Artikel dimuat di koran Radar Sangatta Kolom 'Catatan', Sabtu 21 Juni 2014 
 
 Antara Adat, Tradisi dan Amal Ibadah di Sya'ban
Saat ini kaum muslimin berada diujung akhir dari bulan sya’ban 1435 H. Bulan sya’ban adalah bulan yang sangat dimuliyakan oleh seluruh umat Islam bahkan oleh Rasul dan Allah SWT.  Rangkaian kemuliyaan bulan sya’ban ini ibarat sebuah trilogi yang berkesinambungan, yakni dimulai dengan bulan Rajab di mana di dalamnya terdapat peristiwa Isra’ mi’raj, kemudian bulan Sya’ban di dalamnya berTaburan kebajikan dan bulan Ramadhan, bulan di dalamnya diturunkan Al-Qur’an. Tidak mengherankan jika kemudian para ulama’ salaf selalu bermunajat agar diberkahi amalan di bulan Rajab dan Sya’ban serta dipanjang usia hingga bertemu dengan bulan Ramadhan. Mereka senantiasa melantunkan do’a Allahumma bariklana fi rajab wa sya’ban wa ballighna ramdahan. Hal ini diperkuat lagi dengan sebuah hadis populer tentang bulan Rajab, Sya’ban dan Ramadhan.
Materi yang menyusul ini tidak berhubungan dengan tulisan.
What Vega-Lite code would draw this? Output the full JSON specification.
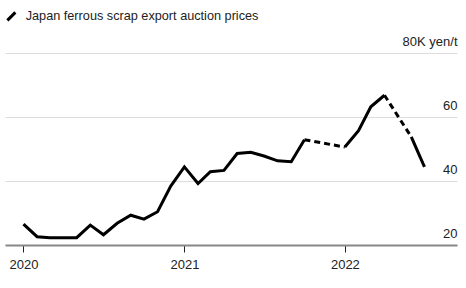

Diterangkan bahwa Rajab adalah bulannya Nabi Muhammad SAW, Sya’ban adalah bulannya Allah dan Ramadhan adalah bulannya umat Islam (HR. Muslim).
Namun menjadi persolan ketika bulan sya’ban ini disandingkan dengan bulan setelahnya yakni bulan Ramadhan. Seakan-akan bulan sya’ban tergerus dengan kemuliyaan dari bulan Ramadhan. Pada hal setiap bulan di sisi Allah memiliki nilai muliya sendiri-sendiri. Karena saking muliyanya bulan Ramadhan, hingga kaum muslimin lumrahnya melupakan kemuliyaan yang ada pada bulan sya’ban. Tidak mengherankan jika kata Rasul “bulan Sya’ban  adalah bulan di antara bulan Rajab dan bulan Ramadhan, bulan ini bulan yang dilupakan manusia.. (HR. An-Nasa’i)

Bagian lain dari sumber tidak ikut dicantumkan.